Abs. 2 Die Gemeinden können Verlustscheine an Dritte abtreten. Der Regierungsrat erlässt die zur Abtretung erforderlichen Vorschriften.

Hans-Peter Amrein
Dieter Kläy

Begründung:
Seit dem Inkrafttreten der SchKG Revision am 1. Januar 1997 verjähren alle durch Verlustschein verurkundeten Forderungen 20 Jahre nach Ausstellung des Verlustscheins; gegenüber den Erben des Schuldners jedoch verjährt sie spätestens ein Jahr nach Eröffnung des Erbganges (Art. 149 Abs. 1 SchKG). Die Verjährungsfrist gilt auch für diejenigen Forderungen, für die ein Verlustschein vor 1997 ausgestellt wurde. Diese Forderungen verjähren 20 Jahre nach dem Inkrafttreten der SchKG Revision (Schlussbestimmungen der Änderung vom 16.12.1994, Art. 2 Abs. 5). Entsprechend verjähren alle Forderungen aus vor 1997 ausgestellten Verlustscheinen am 1. Januar 2017.
Gläubiger sind daher gut beraten, die Verwertung ihrer altrechtlichen Verlustscheine rasch an die Hand zu nehmen. Dies ist jedoch mit einem grundsätzlich hohen ausserordentlichen Aufwand verbunden, dem die meisten Gläubiger nicht in befriedigender Weise nachkommen können. In der Privatwirtschaft steigt daher die Zahl der Unternehmen, die bereits abgeschriebene Forderungen an spezialisierte Unternehmen auslagern oder zur professionellen Bewirtschaftung von Verlustscheinen Dritte herbeiziehen. So können ausserordentliche Erträge erzielt werden, währenddem der normale Betrieb unbeeinträchtigt weitergehen kann.

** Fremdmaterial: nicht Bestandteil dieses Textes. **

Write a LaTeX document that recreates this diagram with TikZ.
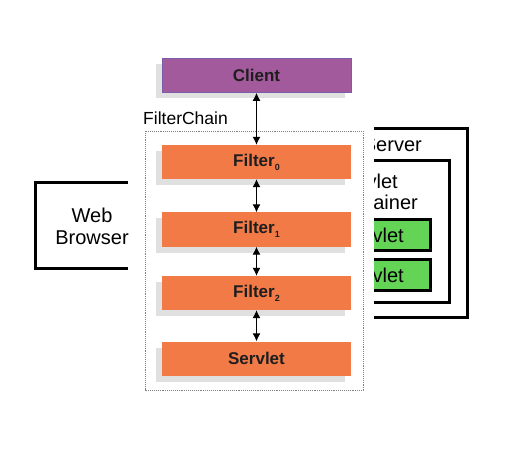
\documentclass[tikz,border=0pt]{standalone}
\usepackage{fontspec}
\setmainfont{Liberation Sans}
\usetikzlibrary{arrows.meta,shadows}
\definecolor{clientfill}{HTML}{A25A9C}
\definecolor{clientline}{HTML}{7B5EA8}
\definecolor{filterfill}{HTML}{F27A47}
\definecolor{shadowgray}{HTML}{E0E0E0}
\definecolor{greenfill}{HTML}{64D456}
\definecolor{labeltext}{HTML}{1E1E1E}
\newcommand{\lowsub}[1]{\raisebox{-4pt}{\fontsize{9}{9}\selectfont #1}}
\tikzset{
  chainbox/.style={rectangle, minimum width=189pt, minimum height=34pt, inner sep=0pt,
    font=\fontsize{17}{19}\selectfont\bfseries, text=labeltext,
    drop shadow={shadow xshift=-6pt, shadow yshift=-6pt, fill=shadowgray, opacity=1}},
  filterbox/.style={chainbox, fill=filterfill},
  clientbox/.style={chainbox, fill=clientfill, draw=clientline, line width=0.8pt},
  link/.style={<->, >={Latex[length=8pt,width=8pt]}, line width=1pt},
  thickline/.style={line width=3pt},
  plain/.style={font=\fontsize{20}{22}\selectfont, text=black, inner sep=0pt},
}
\begin{document}
\begin{tikzpicture}[x=1pt,y=-1pt]
\useasboundingbox (0,0) rectangle (522,465);
\fill[white] (0,0) rectangle (522,465);

% Web Browser (cut on its right side)
\draw[thickline] (128,182.5) -- (35,182.5) -- (35,268) -- (128,268);
\node[plain, align=center] (browser) at (92,226) {Web\\Browser};

% Server / Servlet Container, cut on its left side
\begin{scope}
  \clip (374,100) rectangle (522,340);
  \draw[thickline] (300,128.5) -- (467.5,128.5) -- (467.5,317.5) -- (300,317.5);
  \node[plain, anchor=base east] (server) at (422,152) {Server};
  \draw[thickline] (300,160.5) -- (449.5,160.5) -- (449.5,302) -- (300,302);
  \node[plain, anchor=base east] (cont1) at (398,189) {Servlet};
  \node[plain, anchor=base east] (cont2) at (418,209.5) {Container};
  \draw[thickline, fill=greenfill] (300,220) rectangle (430,250.5);
  \node[plain, anchor=base east] (sv1) at (404,243) {Servlet};
  \draw[thickline, fill=greenfill] (300,259) rectangle (430,290);
  \node[plain, anchor=base east] (sv2) at (404,282.5) {Servlet};
\end{scope}

% Filter chain frame
\draw[gray, densely dotted, line width=0.9pt] (145,131) rectangle (363,390);
\node[font=\fontsize{17.5}{20}\selectfont, anchor=base west, inner sep=0pt] (fclabel) at (143,125) {FilterChain};

% Boxes
\node[clientbox] (client) at (256.5,75.5) {Client};
\node[filterbox] (f0) at (256.5,162) {Filter\lowsub{0}};
\node[filterbox] (f1) at (256.5,229.5) {Filter\lowsub{1}};
\node[filterbox] (f2) at (256.5,293) {Filter\lowsub{2}};
\node[filterbox] (servlet) at (256.5,358.5) {Servlet};

% Links
\draw[link] (client.south) -- (f0.north);
\draw[link] (f0.south) -- (f1.north);
\draw[link] (f1.south) -- (f2.north);
\draw[link] (f2.south) -- (servlet.north);
\end{tikzpicture}
\end{document}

Auf kantonaler Ebene wird die Bewirtschaftung von Verlustscheinen derzeit in der Weisung der Finanzdirektion für die Überwachung von Verlustscheinforderungen vom 1. Januar 2008 (Weisung zur Überwachung) geregelt. Für die Verlustscheine auf kantonaler Ebene besteht gemäss Ziff. 10 der Weisung zur Überwachung eine Pflicht zur aktiven Bewirtschaftung, d.h. zur periodischen Überprüfung und zum Einholen geeigneter Informationen.

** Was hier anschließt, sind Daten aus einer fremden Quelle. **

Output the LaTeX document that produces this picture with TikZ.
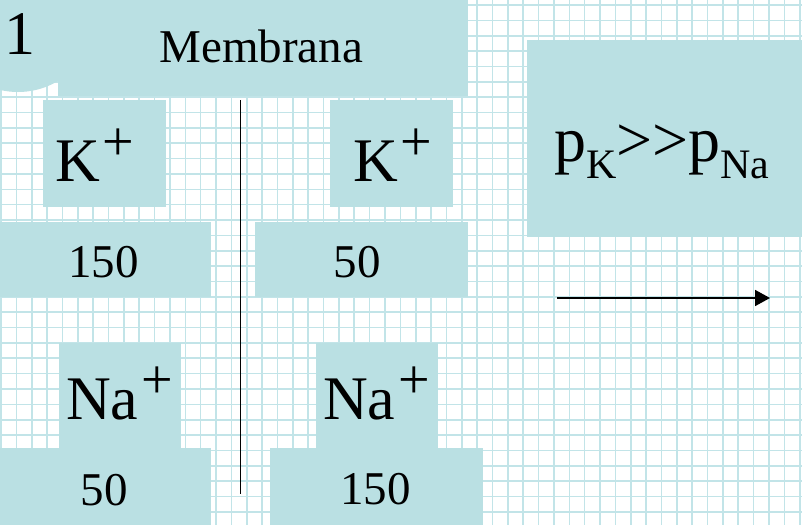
\documentclass[tikz,border=0pt]{standalone}
\usepackage{fontspec}
\setmainfont{Liberation Serif}
\usetikzlibrary{arrows.meta}
\definecolor{boxc}{RGB}{186,224,227}
\definecolor{gridc}{RGB}{194,228,232}
\newcommand\mysup[1]{\kern3pt\raisebox{21pt}{\fontsize{56}{56}\selectfont #1}}
\newcommand\mysub[1]{\raisebox{-17pt}{\fontsize{42}{42}\selectfont #1}}
\begin{document}
\begin{tikzpicture}[x=1pt,y=-1pt,
  box/.style={fill=boxc, draw=none, inner sep=0, outer sep=0, rectangle, anchor=north west},
  lbl/.style={inner sep=0, outer sep=0, anchor=base west},
  big/.style={font=\fontsize{62}{62}\selectfont},
  huge/.style={font=\fontsize{64}{64}\selectfont},
  mid/.style={font=\fontsize{47}{47}\selectfont},
  gridline/.style={gridc, line width=1.6pt},
  rule/.style={black, line width=1.8pt}
]
\useasboundingbox (0,0) rectangle (802,525);
\fill[white] (0,0) rectangle (802,525);
\foreach \k in {0,...,52} \draw[gridline] ({1+15.36*\k},0) -- ({1+15.36*\k},525);
\foreach \k in {0,...,34} \draw[gridline] (0,{5+15.36*\k}) -- (802,{5+15.36*\k});
% boxes
\node[circle, fill=boxc, inner sep=0, minimum size=156pt] (numc) at (18,14) {};
\node[box, minimum width=410pt, minimum height=96pt] (top) at (58,0) {};
\node[box, minimum width=123pt, minimum height=107pt] (kl) at (43,100) {};
\node[box, minimum width=123pt, minimum height=107pt] (kr) at (330,100) {};
\node[box, minimum width=211pt, minimum height=75pt] (cl1) at (0,222) {};
\node[box, minimum width=213pt, minimum height=75pt] (cr1) at (255,222) {};
\node[box, minimum width=275pt, minimum height=197pt] (pk) at (527,40) {};
\node[box, minimum width=122pt, minimum height=105pt] (nal) at (59,343) {};
\node[box, minimum width=122pt, minimum height=105pt] (nar) at (316,343) {};
\node[box, minimum width=211pt, minimum height=77pt] (cl2) at (0,448) {};
\node[box, minimum width=213pt, minimum height=77pt] (cr2) at (270,448) {};
% texts
\node[lbl, big] (one) at (5,54) {1};
\node[lbl, mid] (mem) at (159.5,62) {Membrana};
\node[lbl, big] (kltx) at (55,181) {K\mysup{+}};
\node[lbl, big] (krtx) at (353,181) {K\mysup{+}};
\node[lbl, mid] (n150a) at (68,277) {150};
\node[lbl, mid] (n50a) at (333.5,277) {50};
\node[lbl, big] (naltx) at (66,419) {Na\mysup{+}};
\node[lbl, big] (nartx) at (323,419) {Na\mysup{+}};
\node[lbl, mid] (n50b) at (80.5,505) {50};
\node[lbl, mid] (n150b) at (340,504) {150};
\node[lbl, huge] (ptx) at (554,161) {p\mysub{K}>\kern0pt>p\mysub{Na}};
% membrane line and arrow
\coordinate (mtop) at (240.5,100);
\coordinate (mbot) at (240.5,494);
\draw[rule] (mtop) -- (mbot);
\coordinate (ast) at (557,298);
\coordinate (aen) at (770,298);
\draw[rule, -{Triangle[length=15pt,width=16pt]}] (ast) -- (aen);
\end{tikzpicture}
\end{document}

Gemäss Ziff. 3 der Weisung zur Überwachung führen die zuständigen Verwaltungseinheiten ein Verzeichnis ihrer Verlustscheine. Ziff. 2 Abs. 2 der Weisung zur Überwachung erlaubt es den kantonalen Stellen die Verwaltung ihrer Verlustscheine an das Buchungszentrum der Finanzverwaltung zu delegieren. Alle dort verwalteten Verlustscheine werden in einem elektronischen Register erfasst.

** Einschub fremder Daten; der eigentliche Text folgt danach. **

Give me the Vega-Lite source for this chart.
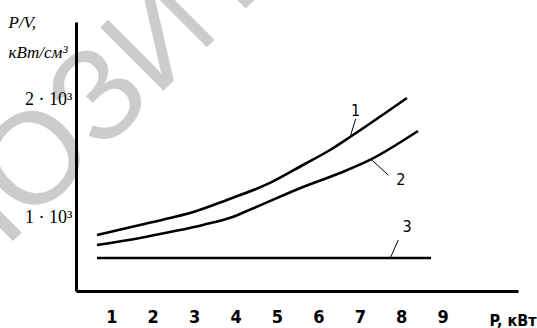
{
  "$schema": "https://vega.github.io/schema/vega-lite/v6.json",
  "width": 442,
  "height": 269,
  "autosize": {"type": "none"},
  "padding": {"left": 76, "top": 22, "right": 19, "bottom": 37},
  "background": "white",
  "config": {"view": {"stroke": null}},
  "datasets": {
    "watermark": [{"x": 2.224, "y": 2534, "t": "РЕПОЗИТОРИЙ"}],
    "curves": [
      {"s": 1, "x": 0.654, "y": 856},
      {"s": 1, "x": 1.692, "y": 941},
      {"s": 1, "x": 2.417, "y": 1000},
      {"s": 1, "x": 2.899, "y": 1042},
      {"s": 1, "x": 3.793, "y": 1153},
      {"s": 1, "x": 4.831, "y": 1297},
      {"s": 1, "x": 5.628, "y": 1449},
      {"s": 1, "x": 6.28, "y": 1576},
      {"s": 1, "x": 6.763, "y": 1686},
      {"s": 1, "x": 8.139, "y": 2017},
      {"s": 2, "x": 0.654, "y": 771},
      {"s": 2, "x": 1.692, "y": 831},
      {"s": 2, "x": 2.417, "y": 881},
      {"s": 2, "x": 3.213, "y": 941},
      {"s": 2, "x": 3.945, "y": 1011},
      {"s": 2, "x": 4.428, "y": 1082},
      {"s": 2, "x": 5.628, "y": 1263},
      {"s": 2, "x": 6.521, "y": 1381},
      {"s": 2, "x": 7.245, "y": 1492},
      {"s": 2, "x": 8.404, "y": 1737},
      {"s": 3, "x": 0.654, "y": 661},
      {"s": 3, "x": 8.72, "y": 661}
    ],
    "labels": [
      {"t": "1", "x": 6.895, "y": 1907},
      {"t": "2", "x": 7.99, "y": 1322},
      {"t": "3", "x": 8.14, "y": 924}
    ],
    "leaders": [
      {"x": 6.9, "y": 1839, "x2": 6.78, "y2": 1703},
      {"x": 7.286, "y": 1492, "x2": 7.687, "y2": 1364},
      {"x": 7.929, "y": 814, "x2": 7.745, "y2": 667}
    ]
  },
  "layer": [
    {
      "data": {"name": "watermark"},
      "mark": {"type": "text", "font": "Liberation Sans", "fontSize": 130, "color": "#cccccc", "angle": -45, "align": "center", "baseline": "middle", "clip": false},
      "encoding": {
        "x": {
          "field": "x", "type": "quantitative",
          "scale": {"domain": [0.147, 10.82], "nice": false, "zero": false},
          "axis": {
            "values": [1, 2, 3, 4, 5, 6, 7, 8, 9],
            "title": "P, кВт",
            "zindex": 1,
            "ticks": false, "grid": false,
            "domainColor": "black", "domainWidth": 3,
            "labelFont": "Liberation Sans Narrow, DejaVu Sans Condensed, Liberation Sans", "labelFontWeight": "bold", "labelFontSize": 18, "labelColor": "black",
            "labelBaseline": "alphabetic", "labelPadding": 31, "labelFlush": false, "labelOverlap": false,
            "titleFont": "Liberation Sans Narrow, DejaVu Sans Condensed, Liberation Sans", "titleFontWeight": "bold", "titleFontSize": 16, "titleColor": "black",
            "titleAlign": "left", "titleBaseline": "alphabetic", "titleX": 413, "titleY": 34
          }
        },
        "y": {
          "field": "y", "type": "quantitative",
          "scale": {"domain": [381, 2661], "nice": false, "zero": false},
          "axis": {
            "values": [1000, 2000],
            "labelExpr": "datum.value == 1000 ? '1 · 10³' : '2 · 10³'",
            "zindex": 1,
            "ticks": false, "grid": false,
            "domainColor": "black", "domainWidth": 3,
            "labelFont": "Liberation Serif", "labelFontSize": 18, "labelColor": "black", "labelPadding": 4,
            "title": ["P/V,", "кВт/см³"],
            "titleFont": "Liberation Serif", "titleFontStyle": "italic", "titleFontWeight": "normal", "titleFontSize": 17, "titleColor": "black",
            "titleAngle": 0, "titleAlign": "left", "titleBaseline": "alphabetic", "titleX": -68, "titleY": 5, "titleLineHeight": 30
          }
        },
        "text": {"field": "t"}
      }
    },
    {
      "data": {"name": "curves"},
      "mark": {"type": "line", "color": "black", "strokeWidth": 2.6, "interpolate": "monotone"},
      "encoding": {
        "x": {"field": "x", "type": "quantitative"},
        "y": {"field": "y", "type": "quantitative"},
        "detail": {"field": "s"}
      }
    },
    {
      "data": {"name": "leaders"},
      "mark": {"type": "rule", "color": "black", "strokeWidth": 1},
      "encoding": {
        "x": {"field": "x", "type": "quantitative"},
        "y": {"field": "y", "type": "quantitative"},
        "x2": {"field": "x2"},
        "y2": {"field": "y2"}
      }
    },
    {
      "data": {"name": "labels"},
      "mark": {"type": "text", "font": "Liberation Sans Narrow, DejaVu Sans Condensed, Liberation Sans", "fontSize": 16, "color": "black", "align": "center", "baseline": "middle"},
      "encoding": {
        "x": {"field": "x", "type": "quantitative"},
        "y": {"field": "y", "type": "quantitative"},
        "text": {"field": "t"}
      }
    }
  ]
}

Die Gemeinden werden in der Weisung der Finanzdirektion über den Bezug der Staats- und Gemeindesteuern zur aktiven Bewirtschaftung ihrer Verlustscheine verpflichtet. Diese Bewirtschaftung wird durch das Revisorat des kantonalen Steueramts im Rahmen seiner periodischen Revisionen für den Steuerbezug durch die Gemeindesteuerämter überprüft. Ansons-ten regeln die Gemeinden nach Art. 85 der Verfassung des Kantons Zürich (KV; LS 101) ihre Angelegenheiten selbständig. Dazu gehört auch die Bewirtschaftung ihrer Verlustscheine.
Bis heute ist es jedoch den Gemeinwesen nicht möglich, im Rahmen der Verlustscheinbe-wirtschaftung Verlustscheine an Dritte abzutreten, da eine solche Abtretung von öffentlich-rechtlichen Forderungen nicht ohne besondere öffentlich-rechtliche Gesetzesgrundlage möglich ist. Dies steht eindeutig im Spannungsverhältnis mit der verfassungsrechtlichen Verpflichtung der Zürcher Gemeinden, die öffentlichen Aufgaben wirkungsvoll, wirtschaftlich und nachhaltig zu erfüllen. Eine unprofessionelle Verlustscheinbewirtschaftung ist daher nicht nur aus wirtschaftlicher Sicht höchst problematisch.
Die vorliegende parlamentarische Initiative will dem bestehenden Missstand Abhilfe schaffen und die insoweit bestehende Ungleichbehandlung gegenüber privaten Gläubigern beheben. Mit der Anpassung des Gemeindesgesetzes wird die erforderliche gesetzliche Grundlage für die Abtretung der Verlustscheinforderungen an Dritte, insbesondere auch Inkassofirmen, geschaffen.
Der Regierungsrat hat die entsprechenden Modalitäten zeitnah zu regeln, um insbesondere vor dem Hintergrund der drohenden Verjährung von altrechtlichen Verlustscheinen den Handlungsspielraum der Gemeinden zu erhöhen.
Die Finanzverwaltung wird überdies dafür Sorge zu tragen haben, dass die entsprechenden gesetzlichen Möglichkeiten für die Gemeinden in einer angepassten Weisung dargelegt werden.